DETAILED DESCRIPTION

(5) FIG. 1 shows a flow chart for the method steps illustrated in FIG. 2. In a first step S100, grooves and/or knurls, not shown in FIG. 2 but indicated in FIGS. 3 and 4, are applied to a lateral surface of the components shown in FIG. 2a.

(6) According to FIG. 2, pole tube 10 has a pole core 12 and a magnet tube 14. A nonmagnetic ring 16 is situated between pole core 12 and magnet tube 14.

(7) In a second step S200, magnet tube 14, ring 16 and pole core 12 are attached to a centering pin 18 shown in FIG. 2b and are thereby positioned concentrically to one another. In a step S300, an external lateral surface 20 of pole core 12, magnet tube 14 and ring 16 is then extrusion coated and/or cast using extrusion coating or casting material, for example, plastic. This step is also shown in FIG. 2c. FIG. 2d shows pole tube 10 after step S300 having an extrusion coating or casting layer 22 applied to exterior lateral surface 20. Pole tube 10 according to FIG. 2d need not have an offset on armature bearing surface 24 formed in the interior of pole tube 10, i.e., between the inside diameters of pole core 12, magnet tube 14 and ring 16. Due to the high centricity of pole core 12, magnet tube 14 and ring 16, armature bearing surface 24 may be configured in such a way that small radial air gaps may be achieved between armature bearing surface 24 and an armature, not shown in FIG. 2, which may be situated displaceably in pole tube 10. Therefore, a high level of magnetic force may be achieved, on the one hand, and a low-friction armature bearing may be achieved, on the other hand.

(8) FIG. 3 shows a partial detail of a section through an electromagnet 26 according to the present invention for a solenoid valve having a pole tube 10 according to the present invention in a first specific embodiment. A pole tube 10 in electromagnet 26 is situated concentrically to a median longitudinal axis 28 of electromagnet 26. Pole tube 10 includes a pole core 12 and a magnet tube 14, both of which are made of magnetic material. Furthermore, pole tube 10 includes a nonmagnetic ring 16. An extrusion coating or casting layer 22 is molded onto an exterior lateral surface 20 of pole core 12, of magnet tube 14 and of ring 16. This extrusion coating or casting layer functions as a winding carrier for a coil 30 situated around it in the form of a copper wire winding. Coil 30 is delimited toward the outside by a cylindrical housing 32. On a right side in FIG. 3, housing 32 is sealed with a cover 34. A flow disk 36 is inserted at least partially into housing 32 on the side which faces away from cover 34.

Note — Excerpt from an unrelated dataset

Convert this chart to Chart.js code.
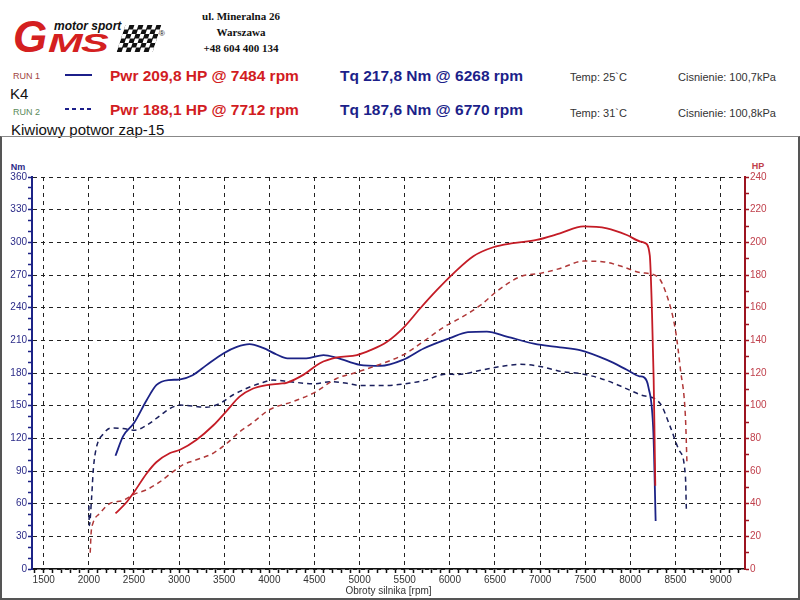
<!DOCTYPE html>
<html>
<head>
<meta charset="utf-8">
<script src="https://cdn.jsdelivr.net/npm/chart.js@4"></script>
<style>
  body { margin: 0; background: #fff; font-family: "Liberation Sans", Arial, sans-serif; }
  #wrap { position: relative; width: 800px; height: 600px; overflow: hidden; }
  .t { position: absolute; white-space: nowrap; line-height: 1; transform: translateY(-50%); }
  .c { transform: translate(-50%, -50%); }
  .pwr { font-weight: bold; font-size: 15.5px; color: #d21c22; }
  .tq { font-weight: bold; font-size: 15.5px; color: #1c1f8a; }
  .small { font-size: 11px; color: #333; }
  .addr { font-family: "Liberation Serif", serif; font-weight: bold; font-size: 11px; color: #111; }
  .logo { font-family: "Liberation Sans", Arial, sans-serif; font-style: italic; font-weight: bold; color: #d42020; }
  #frame { position: absolute; left: 0; top: 136px; width: 800px; height: 464px; box-sizing: border-box; border: 2px solid #555; border-top: 1px solid #888; }
  #chart { position: absolute; left: 0; top: 0; z-index: 2; }
</style>
</head>
<body>
<div id="wrap">
  <!-- logo -->
  <div class="t logo" style="left:13px;top:37px;font-size:44px;">G</div>
  <div class="t logo" style="left:48px;top:43px;font-size:26px;letter-spacing:-1px;transform-origin:left center;transform:translateY(-50%) scaleX(1.6);">MS</div>
  <div class="t" style="left:54px;top:26px;font:italic bold 12px 'Liberation Sans',Arial;color:#111;">motor sport</div>
  <div style="position:absolute;left:121px;top:25px;width:36px;height:27px;transform:skewX(-18deg);background:repeating-conic-gradient(#111 0 25%, #fff 0 50%) 0 0/9px 9px;"></div>
  <div class="t" style="left:159px;top:34px;font-size:8px;color:#111;">&reg;</div>

  <div class="t c addr" style="left:241px;top:16px;">ul. Mineralna 26</div>
  <div class="t c addr" style="left:241px;top:32px;">Warszawa</div>
  <div class="t c addr" style="left:241px;top:48px;">+48 604 400 134</div>

  <!-- run 1 -->
  <div class="t" style="left:13px;top:76px;font-size:9px;color:#a0443e;">RUN 1</div>
  <div style="position:absolute;left:65px;top:74px;width:27px;height:2px;background:#1c1f8a;"></div>
  <div class="t pwr" style="left:110px;top:76px;">Pwr 209,8 HP @ 7484 rpm</div>
  <div class="t tq" style="left:340px;top:76px;">Tq 217,8 Nm @ 6268 rpm</div>
  <div class="t small" style="left:570px;top:77px;">Temp: 25`C</div>
  <div class="t small" style="left:678px;top:77px;">Cisnienie: 100,7kPa</div>
  <div class="t" style="left:10px;top:93px;font-size:15px;color:#111;">K4</div>

  <!-- run 2 -->
  <div class="t" style="left:13px;top:112px;font-size:9px;color:#5a8a5a;">RUN 2</div>
  <div style="position:absolute;left:65px;top:108px;width:27px;height:2px;background:repeating-linear-gradient(90deg,#1c1f8a 0 4px,transparent 4px 7.5px);"></div>
  <div class="t pwr" style="left:110px;top:110px;">Pwr 188,1 HP @ 7712 rpm</div>
  <div class="t tq" style="left:340px;top:110px;">Tq 187,6 Nm @ 6770 rpm</div>
  <div class="t small" style="left:570px;top:113px;">Temp: 31`C</div>
  <div class="t small" style="left:678px;top:113px;">Cisnienie: 100,8kPa</div>
  <div class="t" style="left:11px;top:129px;font-size:15px;color:#111;">Kiwiowy potwor zap-15</div>

  <div id="frame"></div>
  <div class="t c" style="left:18px;top:167px;font:bold 9px 'Liberation Sans',Arial;color:#2b2b88;">Nm</div>
  <div class="t c" style="left:758px;top:166px;font:bold 9px 'Liberation Sans',Arial;color:#c0404c;">HP</div>

  <canvas id="chart" width="800" height="600"></canvas>
</div>

<script>
// run 1 torque (solid)
const tq1Rpm = [2295, 2380, 2500, 2640, 2750, 2880, 3000, 3150, 3300, 3490, 3640, 3780, 3930, 4080, 4200, 4410, 4600, 4750, 5000, 5230, 5480, 5710, 6000, 6200, 6410, 6630, 6930, 7220, 7440, 7740, 7960, 8100, 8150, 8200, 8255, 8280];
const tq1Nm  = [104, 122, 134, 155, 169, 173.5, 174, 178, 187, 198, 204, 206.5, 203, 197, 193.5, 193.5, 196.5, 194, 187.5, 186.5, 192, 202.5, 212, 217.5, 218, 213.5, 207, 203.5, 201, 192, 183, 177, 176, 167, 125, 44];

// run 2 torque (dashed)
const tq2Rpm = [2000, 2005, 2030, 2050, 2085, 2160, 2250, 2380, 2510, 2640, 2790, 2900, 3010, 3160, 3300, 3450, 3600, 3750, 3900, 4040, 4230, 4490, 4670, 4860, 5000, 5300, 5490, 5710, 5970, 6080, 6340, 6600, 6780, 7000, 7260, 7440, 7670, 7890, 8110, 8330, 8440, 8540, 8610, 8620];
const tq2Nm  = [58, 40, 65, 92, 112, 124, 129.5, 129, 127.5, 132, 141, 147.5, 150.5, 149.5, 148.5, 152, 160, 166, 170.5, 173.5, 172, 170, 172, 170.5, 168.5, 168.5, 170, 173, 179, 178.5, 182.5, 186.5, 188, 186, 181, 179.5, 175, 168, 160, 152, 131, 109, 85, 55];

// run 1 power (solid)
const pw1Rpm = [2295, 2420, 2500, 2640, 2750, 2900, 3010, 3190, 3380, 3530, 3670, 3820, 3970, 4120, 4190, 4380, 4560, 4750, 4970, 5120, 5300, 5490, 5670, 5860, 6040, 6260, 6480, 6700, 6960, 7220, 7480, 7740, 7960, 8110, 8165, 8215, 8240, 8258, 8268, 8276];
const pw1Hp  = [34, 41, 47, 58.5, 65.5, 71, 73, 79, 88, 97, 105.5, 110.5, 112.6, 113.5, 114, 119, 126, 129.5, 131, 134, 139, 148, 159.5, 171, 181, 191.5, 197, 199.5, 201.5, 205.5, 209.8, 208.6, 204.5, 200.5, 199.5, 192, 156, 116, 81, 51];

// run 2 power (dashed)
const pw2Rpm = [2015, 2025, 2045, 2120, 2230, 2380, 2510, 2640, 2790, 2930, 3050, 3200, 3380, 3530, 3670, 3800, 4000, 4260, 4500, 4740, 4970, 5260, 5480, 5700, 5930, 6110, 6340, 6520, 6780, 7000, 7220, 7480, 7710, 7890, 8110, 8300, 8410, 8500, 8555, 8610, 8627];
const pw2Hp  = [10, 22, 28, 34, 40, 42, 46, 48.5, 53.5, 59.5, 64, 67, 71, 77, 84, 89, 97.5, 102.5, 108, 116.5, 120.5, 126, 131, 139, 148, 153.5, 161.5, 170, 179, 181, 184, 188.5, 188, 185.5, 181.5, 179, 166.5, 146, 122, 93, 65];

// axis ranges and tick steps
const rpmMin = 1370, rpmMax = 9270;
const rpmFirstTick = 1400, rpmLastTick = 9200, rpmMinorStep = 100, rpmLabelStep = 500;
const nmMax = 360, hpMax = 240;

const navy = '#1c2386';
const red = '#c41c26';
const tickFont = { family: "'Liberation Sans', Arial, sans-serif", size: 10 };

function pts(xs, ys) {
  return xs.map((x, i) => ({ x: x, y: ys[i] }));
}

function isMajor(ctx, step) {
  return ctx.tick && Math.round(ctx.tick.value) % step === 0;
}

const ctx = document.getElementById('chart').getContext('2d');
new Chart(ctx, {
  type: 'line',
  data: {
    datasets: [
      { label: 'Pwr RUN 1', data: pts(pw1Rpm, pw1Hp), yAxisID: 'yHp', borderColor: red, borderWidth: 1.8 },
      { label: 'Pwr RUN 2', data: pts(pw2Rpm, pw2Hp), yAxisID: 'yHp', borderColor: '#b03838', borderWidth: 1.5, borderDash: [5, 4] },
      { label: 'Tq RUN 1', data: pts(tq1Rpm, tq1Nm), yAxisID: 'yNm', borderColor: navy, borderWidth: 1.8 },
      { label: 'Tq RUN 2', data: pts(tq2Rpm, tq2Nm), yAxisID: 'yNm', borderColor: '#1a1f5c', borderWidth: 1.5, borderDash: [5, 4] }
    ]
  },
  options: {
    responsive: false,
    animation: false,
    layout: { padding: { top: 177, left: 0, right: 0, bottom: 0 } },
    elements: {
      point: { radius: 0 },
      line: { cubicInterpolationMode: 'monotone', fill: false }
    },
    plugins: { legend: { display: false }, tooltip: { enabled: false } },
    scales: {
      x: {
        type: 'linear',
        min: rpmMin,
        max: rpmMax,
        afterBuildTicks: function(scale) {
          const ticks = [];
          for (let v = rpmFirstTick; v <= rpmLastTick; v += rpmMinorStep) ticks.push({ value: v });
          scale.ticks = ticks;
        },
        afterFit: function(scale) { scale.height = 31; },
        ticks: {
          autoSkip: false,
          maxRotation: 0,
          padding: 1,
          color: '#333',
          font: tickFont,
          callback: function(v) { return Math.round(v) % rpmLabelStep === 0 ? v : ''; }
        },
        grid: {
          color: c => isMajor(c, rpmLabelStep) ? '#222' : 'rgba(0,0,0,0)',
          lineWidth: 1,
          tickColor: '#111',
          tickLength: 4,
          tickWidth: 1.5
        },
        border: { color: '#111', width: 1.5, dash: [4, 4] },
        title: {
          display: true,
          text: 'Obroty silnika [rpm]',
          color: '#333',
          font: { family: "'Liberation Sans', Arial, sans-serif", size: 10 },
          padding: { top: 0, bottom: 3 }
        }
      },
      yNm: {
        type: 'linear',
        position: 'left',
        min: 0,
        max: nmMax,
        afterFit: function(scale) { scale.width = 32; },
        ticks: {
          stepSize: 10,
          autoSkip: false,
          padding: 1,
          color: '#2b2b88',
          font: tickFont,
          callback: function(v) { return Math.round(v) % 30 === 0 ? v : ''; }
        },
        grid: {
          color: c => isMajor(c, 30) ? '#222' : 'rgba(0,0,0,0)',
          lineWidth: 1,
          tickColor: navy,
          tickLength: 4,
          tickWidth: 1.5
        },
        border: { color: navy, width: 2, dash: [4, 4] }
      },
      yHp: {
        type: 'linear',
        position: 'right',
        min: 0,
        max: hpMax,
        afterFit: function(scale) { scale.width = 55; },
        ticks: {
          stepSize: 10,
          autoSkip: false,
          padding: 1,
          color: '#c0404c',
          font: tickFont,
          callback: function(v) { return Math.round(v) % 20 === 0 ? v : ''; }
        },
        grid: {
          drawOnChartArea: false,
          tickColor: '#9c1420',
          tickLength: 4,
          tickWidth: 1.5
        },
        border: { color: '#9c1420', width: 2 }
      }
    }
  }
});
</script>
</body>
</html>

(9) Flow disk 36 has a central opening (no reference numeral) in which an operating pin 38 for a valve element is guided displaceably. Operating pin 38 is operable by an armature 42 supported in pole tube 10 or in opening 40 in armature bearing surface 24 and operable by an armature bolt 44 connected to armature 42. Ring 16 has a conical section 46, 48 on each of its sides facing pole core 12 and magnet tube 14. Conical section 46 extends at an angle 50 of approximately 30 to median longitudinal axis 28. Conical section 48 also extends at an angle 52 of approximately 30 to median longitudinal axis 28. Pole core 12 also has a conical section 54 on its side which faces ring 16, the angle of the conical section corresponding approximately to angle 50 of conical section 46. Furthermore, magnet tube 14 also has a conical section 56 on its side which faces ring 16, the angle of this conical section corresponding approximately to angle 52 of conical section 48. Knurls not shown in the figures are applied to one exterior lateral side of pole core 12 and of magnet tube 14.

(10) Furthermore, grooves 58 are applied to the exterior lateral side of ring 16. Knurls and/or grooves 58 facilitate a connection of pole core 12, magnet tube 14 and ring 16 to the extrusion coating or casting layer 22. Due to conical sections 46, 48, which cooperate with conical sections 54, 56, a high radial strength of pole tube 10 is achievable by using the extrusion coating or casting layer 22. Pole tube 10, shown in FIG. 3, has an approximately constant diameter 60 in the magnet space. For compensation of possible component offsets between pole core 12, magnet tube 14 and ring 16 due to a joint clearance during the manufacture of pole tube 10, a bearing foil 62, which is made of plastic or plastic-fiberglass in particular, is provided in the magnet space between pole tube 10 and armature 42. During operation of electromagnet 26, shown in FIG. 3, armature 42 may be moved back and forth in the magnet space with a high magnetic force and a low friction, when coil 30 is energized and acts on operating pin 38 via armature bolt 44.

(11) FIG. 4 shows a second specific embodiment of electromagnet 26 according to the present invention for a solenoid valve in a second specific embodiment of pole tube 10 according to the present invention. The components corresponding to the specific embodiment shown in FIG. 3 are labeled with corresponding reference numerals. Ring 16 of pole tube 10, in contrast with ring 16 of pole tube 10 in FIG. 3, has an inside diameter 64, which is slightly smaller than diameter 60, i.e., than the diameter of pole core 12 and magnet tube 14. Ring 16 of pole tube 10 shown in FIG. 4 is made of a bearing metal, in particular bronze or brass. A peripheral bearing location 66 may be provided for armature 42 in the magnet space due to its smaller inside diameter 64.

(12) Furthermore, a friction bearing sleeve 68 is inserted into magnet tube 14 on the side facing away from pole core 12. This friction bearing sleeve 68 provides a second bearing location 70 for armature 42. Consequently, a two-point bearing may be provided in a simple manner without any offset between the components of pole tube 10. Using pole tube 10 shown in FIG. 4, the radial air gaps between armature bearing surface 24 and armature 42 may be still further reduced, since in the exemplary embodiment shown in FIG. 4, it is possible to omit the configuration of a bearing foil 62.